Trading in the GDP Shares and the Revenue Shares would provide a powerful check on counterproductive proposals regarding taxes, trade, regulations, and monetary policy. The market prices of the shares would provide instant feedback on the economic policy ideas currently being discussed in Washington, including supply-side tax proposals.

Now, here is how we could get the markets to score specific tax proposals.

Once the Republicans had settled upon a specific supply-side tax proposal, the Treasury would auction off two new series of GDP Shares and Revenue Shares. Series A GDP Shares and Revenue Shares would be linked to the new tax proposal, while Series B shares would be linked to the existing tax regime.

If the Republican's tax proposal were signed into law within (say) six months, the owners of Series B shares would have their shares converted to three-month Treasury bills, with the principal amount equal to what was paid for the shares at auction, and paying the interest rate that three-month Treasury bills commanded as of the date that the Series B shares were sold. If it were not, the owners of the Series A shares would see their shares converted to Treasury bills.

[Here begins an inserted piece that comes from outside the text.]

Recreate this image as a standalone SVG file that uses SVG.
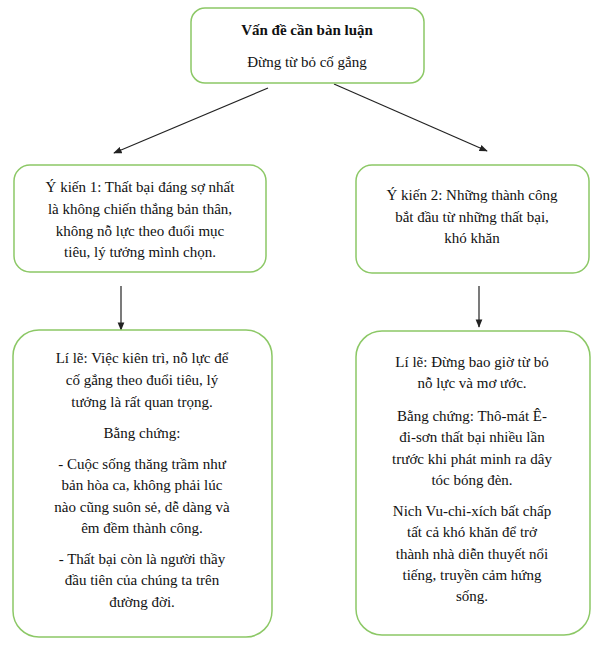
<svg xmlns="http://www.w3.org/2000/svg" width="603" height="645" viewBox="0 0 603 645">
<style>
.box{fill:#fff;stroke:#8cc866;stroke-width:1.5}
text{font-family:"Liberation Serif","DejaVu Serif",serif;font-size:15px;fill:#111;text-anchor:middle}
.c{stroke:#222;stroke-width:1.2;fill:none;marker-end:url(#a)}
</style>
<defs><marker id="a" viewBox="0 0 10 10" refX="9" refY="5" markerWidth="7" markerHeight="7" orient="auto"><path d="M0,1 L10,5 L0,9 z" fill="#222"/></marker></defs>
<rect width="603" height="645" fill="#fff"/>
<g id="connectors">
<line class="c" x1="268" y1="88" x2="114" y2="153"/>
<line class="c" x1="334" y1="84" x2="487" y2="151"/>
<line class="c" x1="121" y1="286" x2="121" y2="330"/>
<line class="c" x1="479" y1="286" x2="479" y2="327"/>
</g>
<g id="top"><rect class="box" x="191" y="8" width="233" height="75" rx="14"/>
<text x="307" y="35" font-weight="bold">Vấn đề cần bàn luận</text>
<text x="307" y="67">Đừng từ bỏ cố gắng</text></g>
<g id="y1"><rect class="box" x="14" y="165" width="252" height="107" rx="16"/>
<text x="140" y="192">Ý kiến 1: Thất bại đáng sợ nhất</text>
<text x="140" y="214">là không chiến thắng bản thân,</text>
<text x="140" y="236">không nỗ lực theo đuổi mục</text>
<text x="140" y="257">tiêu, lý tưởng mình chọn.</text></g>
<g id="y2"><rect class="box" x="356" y="165" width="233" height="108" rx="16"/>
<text x="472" y="200">Ý kiến 2: Những thành công</text>
<text x="472" y="222">bắt đầu từ những thất bại,</text>
<text x="472" y="243">khó khăn</text></g>
<g id="l1"><rect class="box" x="13" y="330" width="259" height="307" rx="26"/>
<text x="142" y="363">Lí lẽ: Việc kiên trì, nỗ lực để</text>
<text x="142" y="385">cố gắng theo đuổi tiêu, lý</text>
<text x="142" y="407">tưởng là rất quan trọng.</text>
<text x="142" y="438">Bằng chứng:</text>
<text x="142" y="469">- Cuộc sống thăng trầm như</text>
<text x="142" y="490">bản hòa ca, không phải lúc</text>
<text x="142" y="512">nào cũng suôn sẻ, dễ dàng và</text>
<text x="142" y="533">êm đềm thành công.</text>
<text x="142" y="564">- Thất bại còn là người thầy</text>
<text x="142" y="585">đầu tiên của chúng ta trên</text>
<text x="142" y="607">đường đời.</text></g>
<g id="l2"><rect class="box" x="356" y="331" width="234" height="304" rx="26"/>
<text x="472" y="367">Lí lẽ: Đừng bao giờ từ bỏ</text>
<text x="472" y="388">nỗ lực và mơ ước.</text>
<text x="472" y="421">Bằng chứng: Thô-mát Ê-</text>
<text x="472" y="442">đi-sơn thất bại nhiều lần</text>
<text x="472" y="464">trước khi phát minh ra dây</text>
<text x="472" y="485">tóc bóng đèn.</text>
<text x="472" y="516">Nich Vu-chi-xích bất chấp</text>
<text x="472" y="537">tất cả khó khăn để trở</text>
<text x="472" y="559">thành nhà diễn thuyết nổi</text>
<text x="472" y="580">tiếng, truyền cảm hứng</text>
<text x="472" y="601">sống.</text></g>
</svg>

The auction results for the Series A and Series B shares would provide dynamic scoring of the tax proposal under consideration. If the markets felt that the proposed tax cuts would boost economic growth (and therefore the present values of GDP and federal revenues), the Series A shares would command higher prices in the auction than would the Series B shares.

That's all there would be to it. The method described above would press the best minds, possessing the most information, into service to perform dynamic scoring, and it would make them "put their money where their mouth is."

It is essential that the Republicans fight and win the battle over dynamic scoring. They could greatly aid their cause by opening up federal government policy to market feedback, and by pressing the financial markets into service to score tax proposals.